## start Provided material

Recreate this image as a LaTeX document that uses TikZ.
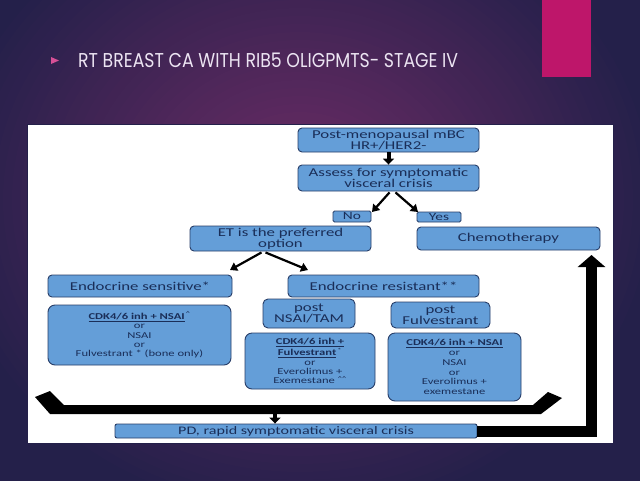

## end Provided material
## start Provided material

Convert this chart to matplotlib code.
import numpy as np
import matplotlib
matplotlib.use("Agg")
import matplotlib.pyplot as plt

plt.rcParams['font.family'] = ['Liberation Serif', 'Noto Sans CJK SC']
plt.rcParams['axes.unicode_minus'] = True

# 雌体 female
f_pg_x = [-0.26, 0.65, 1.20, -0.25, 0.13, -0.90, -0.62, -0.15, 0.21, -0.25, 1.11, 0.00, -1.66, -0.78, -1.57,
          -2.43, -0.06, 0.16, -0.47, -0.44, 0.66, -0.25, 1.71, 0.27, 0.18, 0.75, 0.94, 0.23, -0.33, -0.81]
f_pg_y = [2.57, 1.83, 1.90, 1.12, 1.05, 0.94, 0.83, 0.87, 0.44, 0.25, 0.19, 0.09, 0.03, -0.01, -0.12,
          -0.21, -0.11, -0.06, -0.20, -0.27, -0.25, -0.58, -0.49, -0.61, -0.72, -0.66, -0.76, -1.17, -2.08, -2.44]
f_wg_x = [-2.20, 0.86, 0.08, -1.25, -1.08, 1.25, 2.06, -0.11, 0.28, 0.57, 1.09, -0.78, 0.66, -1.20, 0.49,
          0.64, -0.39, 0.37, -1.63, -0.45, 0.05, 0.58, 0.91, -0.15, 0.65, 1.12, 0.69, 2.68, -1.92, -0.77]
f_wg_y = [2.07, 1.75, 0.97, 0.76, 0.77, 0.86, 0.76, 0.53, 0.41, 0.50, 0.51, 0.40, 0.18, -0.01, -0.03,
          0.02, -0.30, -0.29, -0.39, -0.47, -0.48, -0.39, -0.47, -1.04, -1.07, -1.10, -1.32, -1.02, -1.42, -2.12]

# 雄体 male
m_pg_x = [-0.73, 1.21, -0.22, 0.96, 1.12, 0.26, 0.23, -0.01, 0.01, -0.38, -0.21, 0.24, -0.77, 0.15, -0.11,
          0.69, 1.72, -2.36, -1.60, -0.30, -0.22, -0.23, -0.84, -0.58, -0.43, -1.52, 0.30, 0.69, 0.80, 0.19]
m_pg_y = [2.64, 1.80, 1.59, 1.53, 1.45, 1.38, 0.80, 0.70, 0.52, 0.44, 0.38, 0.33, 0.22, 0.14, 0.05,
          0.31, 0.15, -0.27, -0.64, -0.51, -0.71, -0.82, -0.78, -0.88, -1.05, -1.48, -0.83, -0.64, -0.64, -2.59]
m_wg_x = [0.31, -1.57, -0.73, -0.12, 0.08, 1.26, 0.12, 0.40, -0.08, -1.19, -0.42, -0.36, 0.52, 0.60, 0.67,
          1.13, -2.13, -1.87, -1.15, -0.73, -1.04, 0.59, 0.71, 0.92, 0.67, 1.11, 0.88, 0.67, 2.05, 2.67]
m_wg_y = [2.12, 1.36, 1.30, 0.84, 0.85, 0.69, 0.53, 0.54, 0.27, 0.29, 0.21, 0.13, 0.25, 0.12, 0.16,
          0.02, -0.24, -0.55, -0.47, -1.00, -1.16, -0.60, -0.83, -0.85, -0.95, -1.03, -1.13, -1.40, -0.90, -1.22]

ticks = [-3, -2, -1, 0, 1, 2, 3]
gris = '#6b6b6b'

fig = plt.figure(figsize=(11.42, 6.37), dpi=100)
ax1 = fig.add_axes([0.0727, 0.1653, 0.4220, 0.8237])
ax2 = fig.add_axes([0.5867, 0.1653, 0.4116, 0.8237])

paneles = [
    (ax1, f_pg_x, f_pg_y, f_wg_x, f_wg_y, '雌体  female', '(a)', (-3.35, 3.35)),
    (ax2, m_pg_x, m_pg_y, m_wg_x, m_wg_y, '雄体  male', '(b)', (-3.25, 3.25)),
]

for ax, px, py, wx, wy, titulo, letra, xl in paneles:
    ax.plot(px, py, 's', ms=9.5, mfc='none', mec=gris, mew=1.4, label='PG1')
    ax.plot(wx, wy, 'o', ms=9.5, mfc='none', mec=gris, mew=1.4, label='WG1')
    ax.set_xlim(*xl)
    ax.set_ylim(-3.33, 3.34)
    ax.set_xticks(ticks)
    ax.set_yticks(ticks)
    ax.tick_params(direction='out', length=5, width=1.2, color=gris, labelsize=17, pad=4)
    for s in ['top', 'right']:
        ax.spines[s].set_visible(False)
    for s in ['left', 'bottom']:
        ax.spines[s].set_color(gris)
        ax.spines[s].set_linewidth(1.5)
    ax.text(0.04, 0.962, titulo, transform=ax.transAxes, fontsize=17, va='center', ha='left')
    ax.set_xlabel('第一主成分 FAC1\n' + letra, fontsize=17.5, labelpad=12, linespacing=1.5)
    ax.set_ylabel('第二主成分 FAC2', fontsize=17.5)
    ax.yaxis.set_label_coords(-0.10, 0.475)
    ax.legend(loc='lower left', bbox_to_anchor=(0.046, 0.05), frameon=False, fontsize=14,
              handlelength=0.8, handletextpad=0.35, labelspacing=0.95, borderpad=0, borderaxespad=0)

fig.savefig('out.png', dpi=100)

## end Provided material

- _Task goal_: Starting at the line that contains "Convert this chart to matplotlib code." and ending at the line that contains "plt.rcParams['axes.unicode_minus'] = True", retype each line exactly; omit everything outside that range.

- _Result for this exercise_:
Convert this chart to matplotlib code.
import numpy as np
import matplotlib
matplotlib.use("Agg")
import matplotlib.pyplot as plt

plt.rcParams['font.family'] = ['Liberation Serif', 'Noto Sans CJK SC']
plt.rcParams['axes.unicode_minus'] = True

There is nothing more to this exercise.